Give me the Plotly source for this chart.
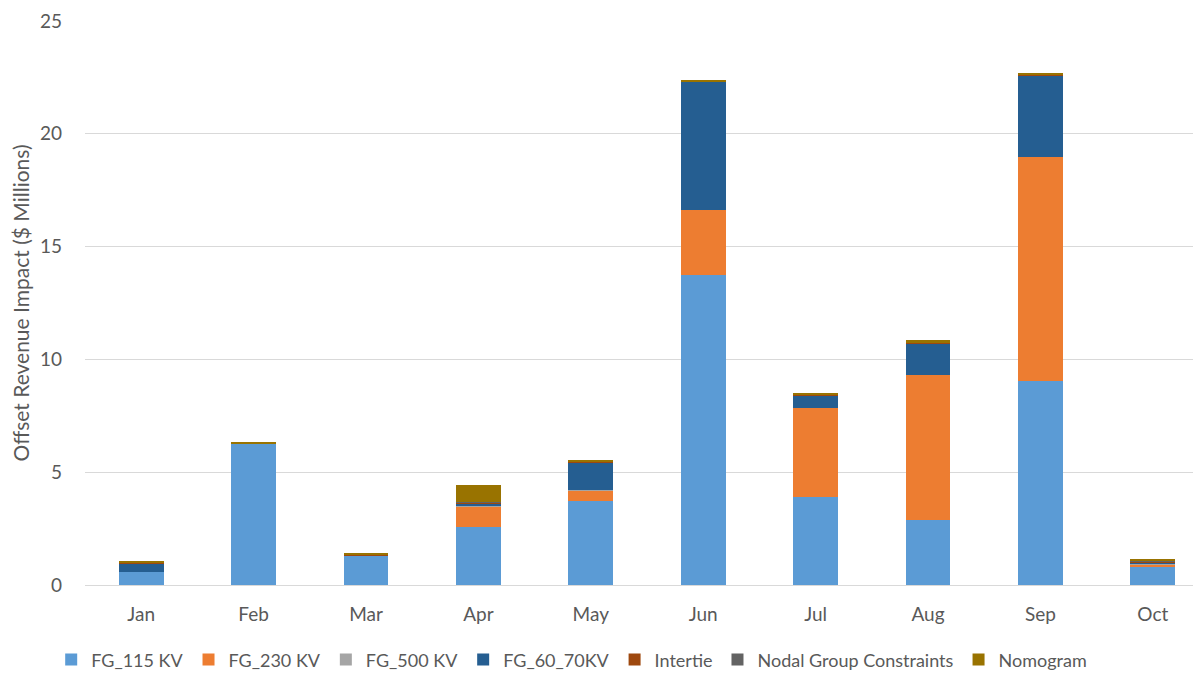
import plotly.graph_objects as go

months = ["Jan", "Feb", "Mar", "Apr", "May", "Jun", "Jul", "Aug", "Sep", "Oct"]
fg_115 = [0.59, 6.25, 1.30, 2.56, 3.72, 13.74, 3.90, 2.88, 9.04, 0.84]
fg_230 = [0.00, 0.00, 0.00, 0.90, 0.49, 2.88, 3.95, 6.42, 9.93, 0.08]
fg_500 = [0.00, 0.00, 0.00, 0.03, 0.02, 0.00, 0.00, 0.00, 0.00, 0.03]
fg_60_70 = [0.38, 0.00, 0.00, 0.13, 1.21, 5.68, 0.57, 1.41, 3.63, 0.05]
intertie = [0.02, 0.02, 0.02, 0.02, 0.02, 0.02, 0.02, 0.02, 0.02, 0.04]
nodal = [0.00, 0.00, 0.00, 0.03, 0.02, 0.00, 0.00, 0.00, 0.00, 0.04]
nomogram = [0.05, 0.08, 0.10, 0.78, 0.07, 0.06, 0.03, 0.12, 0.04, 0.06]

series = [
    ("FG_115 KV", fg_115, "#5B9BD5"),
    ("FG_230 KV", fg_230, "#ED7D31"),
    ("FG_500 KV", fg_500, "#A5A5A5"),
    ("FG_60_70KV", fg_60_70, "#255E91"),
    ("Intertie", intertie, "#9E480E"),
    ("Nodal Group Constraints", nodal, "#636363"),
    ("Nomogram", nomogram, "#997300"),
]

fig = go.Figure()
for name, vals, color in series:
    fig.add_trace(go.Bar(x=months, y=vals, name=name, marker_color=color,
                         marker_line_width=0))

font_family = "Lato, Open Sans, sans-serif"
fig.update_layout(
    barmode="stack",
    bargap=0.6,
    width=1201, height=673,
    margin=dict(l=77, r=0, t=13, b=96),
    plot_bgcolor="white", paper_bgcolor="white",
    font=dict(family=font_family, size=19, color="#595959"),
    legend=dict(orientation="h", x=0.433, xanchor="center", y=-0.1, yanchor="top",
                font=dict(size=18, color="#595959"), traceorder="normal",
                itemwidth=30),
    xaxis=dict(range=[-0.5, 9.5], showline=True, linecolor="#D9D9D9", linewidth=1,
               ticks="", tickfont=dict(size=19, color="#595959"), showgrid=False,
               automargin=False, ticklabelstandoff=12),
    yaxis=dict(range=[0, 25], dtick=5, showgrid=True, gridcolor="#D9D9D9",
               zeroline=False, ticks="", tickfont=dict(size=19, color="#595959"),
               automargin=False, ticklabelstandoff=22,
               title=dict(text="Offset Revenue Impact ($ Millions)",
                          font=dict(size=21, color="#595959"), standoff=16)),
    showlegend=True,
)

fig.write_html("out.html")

━━━━━━━━

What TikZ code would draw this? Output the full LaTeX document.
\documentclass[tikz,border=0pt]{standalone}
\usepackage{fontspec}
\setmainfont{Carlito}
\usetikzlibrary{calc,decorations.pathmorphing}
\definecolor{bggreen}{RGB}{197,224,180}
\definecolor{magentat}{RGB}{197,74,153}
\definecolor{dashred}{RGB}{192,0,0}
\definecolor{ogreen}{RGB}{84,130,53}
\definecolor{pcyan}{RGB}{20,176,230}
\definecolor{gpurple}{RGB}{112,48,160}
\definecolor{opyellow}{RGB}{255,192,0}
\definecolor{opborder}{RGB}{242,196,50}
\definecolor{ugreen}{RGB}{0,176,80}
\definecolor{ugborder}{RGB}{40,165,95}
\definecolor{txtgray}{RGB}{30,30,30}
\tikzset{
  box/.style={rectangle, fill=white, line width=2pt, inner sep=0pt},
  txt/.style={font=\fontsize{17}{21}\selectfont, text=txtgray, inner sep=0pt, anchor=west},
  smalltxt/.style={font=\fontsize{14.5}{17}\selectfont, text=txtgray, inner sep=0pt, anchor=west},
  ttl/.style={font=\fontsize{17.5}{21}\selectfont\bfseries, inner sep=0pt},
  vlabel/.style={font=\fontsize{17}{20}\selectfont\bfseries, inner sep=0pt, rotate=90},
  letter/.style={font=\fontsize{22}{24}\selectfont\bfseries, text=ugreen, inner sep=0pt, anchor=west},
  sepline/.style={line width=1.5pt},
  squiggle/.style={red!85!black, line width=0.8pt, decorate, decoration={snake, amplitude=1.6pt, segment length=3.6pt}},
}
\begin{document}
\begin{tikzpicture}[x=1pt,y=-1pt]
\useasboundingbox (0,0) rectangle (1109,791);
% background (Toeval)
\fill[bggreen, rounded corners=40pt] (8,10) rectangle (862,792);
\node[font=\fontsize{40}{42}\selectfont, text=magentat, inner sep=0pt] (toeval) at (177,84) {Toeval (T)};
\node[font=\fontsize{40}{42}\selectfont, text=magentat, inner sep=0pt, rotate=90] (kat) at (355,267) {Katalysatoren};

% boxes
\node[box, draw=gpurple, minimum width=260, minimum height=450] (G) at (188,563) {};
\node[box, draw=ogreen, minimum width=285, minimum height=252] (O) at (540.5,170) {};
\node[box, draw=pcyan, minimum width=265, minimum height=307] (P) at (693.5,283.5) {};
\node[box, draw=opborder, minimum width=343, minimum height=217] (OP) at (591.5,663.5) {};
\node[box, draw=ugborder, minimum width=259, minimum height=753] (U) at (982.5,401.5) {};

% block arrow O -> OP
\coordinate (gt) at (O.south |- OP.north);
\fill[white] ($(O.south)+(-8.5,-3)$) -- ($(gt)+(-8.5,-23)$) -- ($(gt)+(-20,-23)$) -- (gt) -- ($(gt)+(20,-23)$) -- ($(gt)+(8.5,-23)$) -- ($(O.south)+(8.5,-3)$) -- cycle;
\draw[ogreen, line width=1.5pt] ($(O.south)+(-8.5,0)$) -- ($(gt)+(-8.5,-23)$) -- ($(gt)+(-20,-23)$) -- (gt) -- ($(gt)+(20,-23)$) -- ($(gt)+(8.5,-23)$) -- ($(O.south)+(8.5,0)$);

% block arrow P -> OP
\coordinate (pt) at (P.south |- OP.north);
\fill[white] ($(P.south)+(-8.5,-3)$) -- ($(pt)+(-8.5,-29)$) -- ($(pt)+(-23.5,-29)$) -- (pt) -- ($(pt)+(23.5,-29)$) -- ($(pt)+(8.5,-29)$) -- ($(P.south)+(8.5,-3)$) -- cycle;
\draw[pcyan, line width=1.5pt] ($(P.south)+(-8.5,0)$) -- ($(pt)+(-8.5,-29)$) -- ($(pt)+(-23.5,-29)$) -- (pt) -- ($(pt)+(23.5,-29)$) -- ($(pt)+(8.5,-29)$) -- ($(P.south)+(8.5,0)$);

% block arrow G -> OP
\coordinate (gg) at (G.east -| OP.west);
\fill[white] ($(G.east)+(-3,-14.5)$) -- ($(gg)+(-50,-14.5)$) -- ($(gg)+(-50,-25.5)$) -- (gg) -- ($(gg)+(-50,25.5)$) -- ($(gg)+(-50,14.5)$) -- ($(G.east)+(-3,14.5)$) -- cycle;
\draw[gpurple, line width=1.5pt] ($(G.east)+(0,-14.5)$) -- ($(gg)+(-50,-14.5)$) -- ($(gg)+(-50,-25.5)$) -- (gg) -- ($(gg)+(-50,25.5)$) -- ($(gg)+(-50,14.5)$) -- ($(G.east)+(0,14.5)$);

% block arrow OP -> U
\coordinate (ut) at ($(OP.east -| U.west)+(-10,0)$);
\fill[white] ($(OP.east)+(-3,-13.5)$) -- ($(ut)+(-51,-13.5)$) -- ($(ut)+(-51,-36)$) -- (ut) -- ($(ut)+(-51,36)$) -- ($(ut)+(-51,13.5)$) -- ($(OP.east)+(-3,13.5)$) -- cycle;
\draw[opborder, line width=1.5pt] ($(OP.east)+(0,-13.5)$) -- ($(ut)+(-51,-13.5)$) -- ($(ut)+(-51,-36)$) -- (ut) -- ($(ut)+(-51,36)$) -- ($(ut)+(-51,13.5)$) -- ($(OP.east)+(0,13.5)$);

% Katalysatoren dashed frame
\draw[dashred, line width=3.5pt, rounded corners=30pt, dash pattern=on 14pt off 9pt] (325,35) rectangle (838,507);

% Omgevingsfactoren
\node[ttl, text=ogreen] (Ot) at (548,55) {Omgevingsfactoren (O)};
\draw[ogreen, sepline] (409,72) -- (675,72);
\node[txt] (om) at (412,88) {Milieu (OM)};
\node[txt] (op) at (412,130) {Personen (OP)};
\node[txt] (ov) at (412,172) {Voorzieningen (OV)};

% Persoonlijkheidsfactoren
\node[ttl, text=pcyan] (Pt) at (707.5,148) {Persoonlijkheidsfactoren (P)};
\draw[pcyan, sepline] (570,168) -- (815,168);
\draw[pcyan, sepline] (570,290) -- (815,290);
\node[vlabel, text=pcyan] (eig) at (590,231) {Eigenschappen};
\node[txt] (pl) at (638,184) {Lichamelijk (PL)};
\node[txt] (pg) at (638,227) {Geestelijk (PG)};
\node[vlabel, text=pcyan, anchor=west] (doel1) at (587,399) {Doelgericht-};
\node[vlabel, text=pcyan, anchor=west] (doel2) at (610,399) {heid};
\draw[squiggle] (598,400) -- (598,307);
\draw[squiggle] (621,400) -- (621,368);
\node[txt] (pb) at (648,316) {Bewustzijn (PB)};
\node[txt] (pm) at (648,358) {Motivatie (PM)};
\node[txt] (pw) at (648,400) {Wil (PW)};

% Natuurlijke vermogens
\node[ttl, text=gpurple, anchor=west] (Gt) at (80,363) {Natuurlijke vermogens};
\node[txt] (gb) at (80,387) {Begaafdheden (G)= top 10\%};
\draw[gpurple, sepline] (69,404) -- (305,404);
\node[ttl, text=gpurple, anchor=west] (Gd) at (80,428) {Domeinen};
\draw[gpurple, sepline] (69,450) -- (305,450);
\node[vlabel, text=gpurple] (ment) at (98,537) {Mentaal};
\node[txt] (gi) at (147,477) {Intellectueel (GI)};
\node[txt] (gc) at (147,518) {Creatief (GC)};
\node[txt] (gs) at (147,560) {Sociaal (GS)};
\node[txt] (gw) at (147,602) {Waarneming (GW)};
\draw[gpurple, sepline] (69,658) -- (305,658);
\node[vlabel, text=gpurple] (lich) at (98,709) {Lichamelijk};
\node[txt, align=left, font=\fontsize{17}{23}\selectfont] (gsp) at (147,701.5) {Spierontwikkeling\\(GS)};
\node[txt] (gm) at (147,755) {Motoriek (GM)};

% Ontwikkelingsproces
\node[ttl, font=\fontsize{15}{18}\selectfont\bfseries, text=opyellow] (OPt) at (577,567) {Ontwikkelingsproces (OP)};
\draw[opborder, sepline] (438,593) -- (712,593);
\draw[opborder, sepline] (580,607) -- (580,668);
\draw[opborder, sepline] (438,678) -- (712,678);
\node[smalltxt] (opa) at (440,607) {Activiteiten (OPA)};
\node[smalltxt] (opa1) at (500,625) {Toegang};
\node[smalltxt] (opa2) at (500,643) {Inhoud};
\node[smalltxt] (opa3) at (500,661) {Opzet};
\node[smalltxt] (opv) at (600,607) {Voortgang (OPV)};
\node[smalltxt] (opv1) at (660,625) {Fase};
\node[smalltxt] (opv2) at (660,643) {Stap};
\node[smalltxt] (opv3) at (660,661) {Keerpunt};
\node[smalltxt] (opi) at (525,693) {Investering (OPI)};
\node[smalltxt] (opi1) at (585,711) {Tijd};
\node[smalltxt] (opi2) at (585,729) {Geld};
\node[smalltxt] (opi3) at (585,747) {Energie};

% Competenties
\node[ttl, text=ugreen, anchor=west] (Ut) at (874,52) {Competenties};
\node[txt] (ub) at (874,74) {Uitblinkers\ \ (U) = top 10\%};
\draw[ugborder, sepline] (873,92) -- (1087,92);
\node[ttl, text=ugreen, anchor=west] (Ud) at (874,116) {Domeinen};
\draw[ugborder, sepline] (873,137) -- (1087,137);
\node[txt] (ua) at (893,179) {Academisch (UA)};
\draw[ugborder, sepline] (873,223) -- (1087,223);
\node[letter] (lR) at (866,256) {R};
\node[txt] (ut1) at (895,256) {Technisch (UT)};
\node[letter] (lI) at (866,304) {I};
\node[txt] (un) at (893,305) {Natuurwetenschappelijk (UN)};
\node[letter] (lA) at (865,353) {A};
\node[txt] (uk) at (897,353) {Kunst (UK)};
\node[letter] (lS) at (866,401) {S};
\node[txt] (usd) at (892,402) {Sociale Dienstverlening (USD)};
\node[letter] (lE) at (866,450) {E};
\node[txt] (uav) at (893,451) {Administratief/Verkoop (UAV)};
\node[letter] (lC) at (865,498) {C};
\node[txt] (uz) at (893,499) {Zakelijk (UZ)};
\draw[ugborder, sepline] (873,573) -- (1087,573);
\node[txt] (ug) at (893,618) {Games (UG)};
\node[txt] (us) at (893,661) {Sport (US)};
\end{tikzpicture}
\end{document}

━━━━━━━━

TO DO:
Copy out every line where the word "this" occurs.

ANSWER BELOW:
Give me the Plotly source for this chart.
What TikZ code would draw this? Output the full LaTeX document.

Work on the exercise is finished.